• **INSTRUCTIONS FOR THE TASK**
In the records below, find the line that contains "Generate a web" and the line that contains "const LEGEND_CX = 492.5, LEGEND_Y = 550;"; write out exactly those two lines and everything between them, without the pictures.

● ● ● ●

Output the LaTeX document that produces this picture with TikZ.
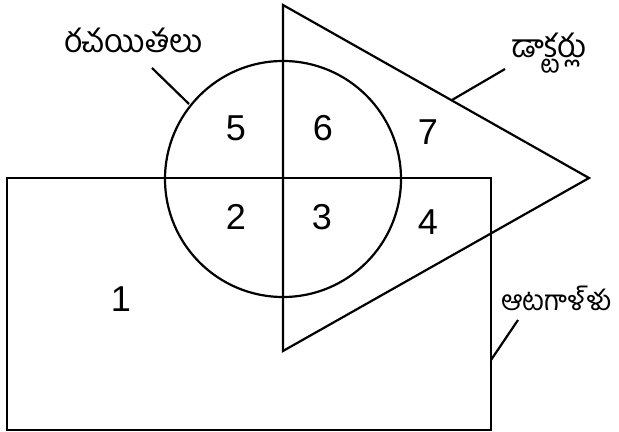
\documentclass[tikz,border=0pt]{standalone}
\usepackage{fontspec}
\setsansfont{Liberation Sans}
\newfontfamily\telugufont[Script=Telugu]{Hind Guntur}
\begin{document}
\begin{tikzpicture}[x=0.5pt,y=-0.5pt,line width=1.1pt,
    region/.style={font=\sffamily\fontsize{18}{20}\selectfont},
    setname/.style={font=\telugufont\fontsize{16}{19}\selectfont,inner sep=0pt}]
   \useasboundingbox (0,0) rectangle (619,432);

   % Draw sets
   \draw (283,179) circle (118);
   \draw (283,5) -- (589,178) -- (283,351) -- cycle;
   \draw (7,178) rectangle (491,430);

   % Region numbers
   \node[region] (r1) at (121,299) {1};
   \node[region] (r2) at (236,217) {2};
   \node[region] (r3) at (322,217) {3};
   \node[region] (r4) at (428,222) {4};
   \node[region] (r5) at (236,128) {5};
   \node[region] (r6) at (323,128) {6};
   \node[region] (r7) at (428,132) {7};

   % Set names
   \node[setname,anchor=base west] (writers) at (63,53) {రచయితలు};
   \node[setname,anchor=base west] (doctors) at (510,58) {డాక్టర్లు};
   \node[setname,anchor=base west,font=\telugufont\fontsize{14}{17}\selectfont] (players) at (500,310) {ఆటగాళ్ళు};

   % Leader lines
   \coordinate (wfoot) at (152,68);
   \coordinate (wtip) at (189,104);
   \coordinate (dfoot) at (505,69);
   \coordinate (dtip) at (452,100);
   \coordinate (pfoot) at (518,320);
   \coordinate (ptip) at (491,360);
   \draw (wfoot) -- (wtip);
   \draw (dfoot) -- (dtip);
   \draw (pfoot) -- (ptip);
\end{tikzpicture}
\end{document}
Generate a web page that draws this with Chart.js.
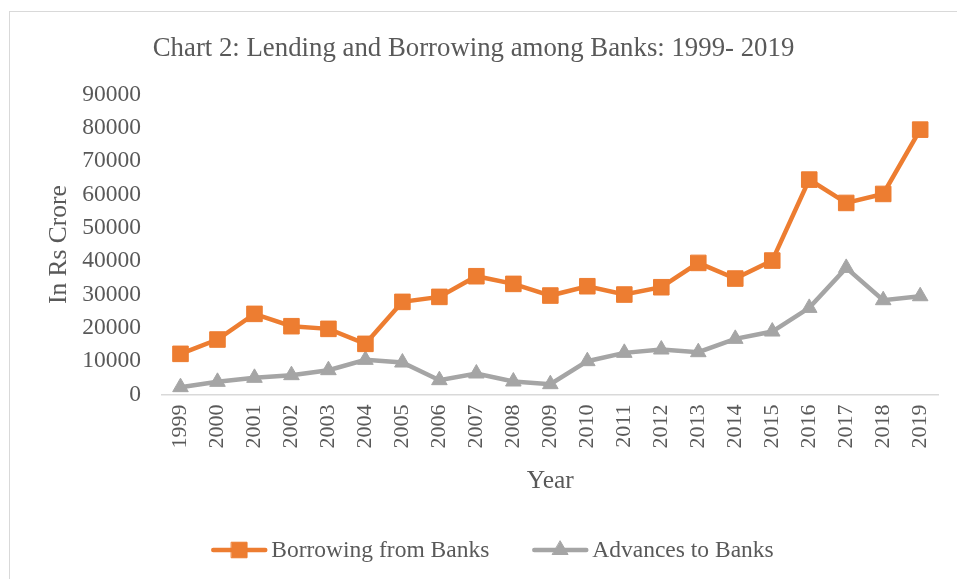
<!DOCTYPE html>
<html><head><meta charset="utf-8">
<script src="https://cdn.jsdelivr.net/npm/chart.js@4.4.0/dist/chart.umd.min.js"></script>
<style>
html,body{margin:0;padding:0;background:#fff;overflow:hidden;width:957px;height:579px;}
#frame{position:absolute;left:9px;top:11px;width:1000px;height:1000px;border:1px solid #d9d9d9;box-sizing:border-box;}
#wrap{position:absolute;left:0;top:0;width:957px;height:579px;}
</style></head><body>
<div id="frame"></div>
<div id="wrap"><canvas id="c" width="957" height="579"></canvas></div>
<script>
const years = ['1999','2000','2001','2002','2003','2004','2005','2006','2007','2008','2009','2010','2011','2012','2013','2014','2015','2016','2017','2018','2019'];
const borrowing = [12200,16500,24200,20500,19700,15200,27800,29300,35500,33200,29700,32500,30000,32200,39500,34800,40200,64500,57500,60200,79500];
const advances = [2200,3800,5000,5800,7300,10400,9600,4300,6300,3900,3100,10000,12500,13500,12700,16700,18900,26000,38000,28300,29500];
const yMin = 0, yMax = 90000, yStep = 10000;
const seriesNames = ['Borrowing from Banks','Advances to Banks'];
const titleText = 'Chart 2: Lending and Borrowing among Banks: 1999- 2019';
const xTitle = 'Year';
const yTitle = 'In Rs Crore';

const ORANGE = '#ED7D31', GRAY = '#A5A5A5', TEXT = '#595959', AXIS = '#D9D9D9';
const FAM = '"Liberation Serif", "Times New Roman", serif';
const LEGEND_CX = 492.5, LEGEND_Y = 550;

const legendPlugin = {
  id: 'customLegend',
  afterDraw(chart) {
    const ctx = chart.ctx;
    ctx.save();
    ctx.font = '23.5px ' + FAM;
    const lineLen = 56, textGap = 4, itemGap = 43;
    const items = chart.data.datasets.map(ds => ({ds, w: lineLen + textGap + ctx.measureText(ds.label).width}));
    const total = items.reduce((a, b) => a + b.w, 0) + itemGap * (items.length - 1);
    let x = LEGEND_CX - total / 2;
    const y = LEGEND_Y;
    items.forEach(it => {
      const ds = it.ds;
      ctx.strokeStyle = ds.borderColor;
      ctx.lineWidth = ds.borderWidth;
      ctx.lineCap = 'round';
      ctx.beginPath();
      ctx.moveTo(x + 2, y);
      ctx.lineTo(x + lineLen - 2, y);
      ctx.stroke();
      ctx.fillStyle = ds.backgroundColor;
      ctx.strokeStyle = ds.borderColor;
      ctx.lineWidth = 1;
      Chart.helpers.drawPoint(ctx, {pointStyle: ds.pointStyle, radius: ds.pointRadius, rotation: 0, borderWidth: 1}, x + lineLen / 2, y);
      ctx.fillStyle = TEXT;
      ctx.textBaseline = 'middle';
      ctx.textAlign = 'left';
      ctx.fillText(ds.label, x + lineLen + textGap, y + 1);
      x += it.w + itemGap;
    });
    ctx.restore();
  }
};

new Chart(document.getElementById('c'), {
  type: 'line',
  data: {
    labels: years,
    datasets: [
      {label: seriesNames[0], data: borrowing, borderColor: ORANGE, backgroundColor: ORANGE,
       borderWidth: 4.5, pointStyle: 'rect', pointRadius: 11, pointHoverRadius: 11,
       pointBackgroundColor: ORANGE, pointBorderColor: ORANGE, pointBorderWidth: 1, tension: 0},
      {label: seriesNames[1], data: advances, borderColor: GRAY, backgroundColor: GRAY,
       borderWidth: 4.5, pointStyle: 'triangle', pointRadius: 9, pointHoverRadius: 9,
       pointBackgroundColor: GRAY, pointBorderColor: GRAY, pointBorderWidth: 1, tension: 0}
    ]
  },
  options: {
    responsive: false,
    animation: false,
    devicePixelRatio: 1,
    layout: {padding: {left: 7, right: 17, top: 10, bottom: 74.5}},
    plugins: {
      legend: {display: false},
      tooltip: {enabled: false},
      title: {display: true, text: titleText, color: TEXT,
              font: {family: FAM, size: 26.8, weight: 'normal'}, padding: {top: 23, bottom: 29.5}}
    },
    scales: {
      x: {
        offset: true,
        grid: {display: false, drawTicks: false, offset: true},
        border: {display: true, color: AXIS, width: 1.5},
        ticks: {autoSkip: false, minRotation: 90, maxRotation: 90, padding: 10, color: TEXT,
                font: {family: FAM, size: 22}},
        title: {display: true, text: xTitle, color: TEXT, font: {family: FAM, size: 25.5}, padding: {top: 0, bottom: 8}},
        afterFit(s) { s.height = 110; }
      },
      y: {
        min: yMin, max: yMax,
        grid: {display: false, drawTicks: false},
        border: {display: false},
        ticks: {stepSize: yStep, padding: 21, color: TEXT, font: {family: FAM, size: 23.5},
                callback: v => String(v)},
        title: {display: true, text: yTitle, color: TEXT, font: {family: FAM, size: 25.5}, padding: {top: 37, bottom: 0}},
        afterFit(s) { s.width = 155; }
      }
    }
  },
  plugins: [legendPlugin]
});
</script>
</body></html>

● ● ● ●

• **WORKED SOLUTION**
Generate a web page that draws this with Chart.js.
<!DOCTYPE html>
<html><head><meta charset="utf-8">
<script src="https://cdn.jsdelivr.net/npm/chart.js@4.4.0/dist/chart.umd.min.js"></script>
<style>
html,body{margin:0;padding:0;background:#fff;overflow:hidden;width:957px;height:579px;}
#frame{position:absolute;left:9px;top:11px;width:1000px;height:1000px;border:1px solid #d9d9d9;box-sizing:border-box;}
#wrap{position:absolute;left:0;top:0;width:957px;height:579px;}
</style></head><body>
<div id="frame"></div>
<div id="wrap"><canvas id="c" width="957" height="579"></canvas></div>
<script>
const years = ['1999','2000','2001','2002','2003','2004','2005','2006','2007','2008','2009','2010','2011','2012','2013','2014','2015','2016','2017','2018','2019'];
const borrowing = [12200,16500,24200,20500,19700,15200,27800,29300,35500,33200,29700,32500,30000,32200,39500,34800,40200,64500,57500,60200,79500];
const advances = [2200,3800,5000,5800,7300,10400,9600,4300,6300,3900,3100,10000,12500,13500,12700,16700,18900,26000,38000,28300,29500];
const yMin = 0, yMax = 90000, yStep = 10000;
const seriesNames = ['Borrowing from Banks','Advances to Banks'];
const titleText = 'Chart 2: Lending and Borrowing among Banks: 1999- 2019';
const xTitle = 'Year';
const yTitle = 'In Rs Crore';

const ORANGE = '#ED7D31', GRAY = '#A5A5A5', TEXT = '#595959', AXIS = '#D9D9D9';
const FAM = '"Liberation Serif", "Times New Roman", serif';
const LEGEND_CX = 492.5, LEGEND_Y = 550;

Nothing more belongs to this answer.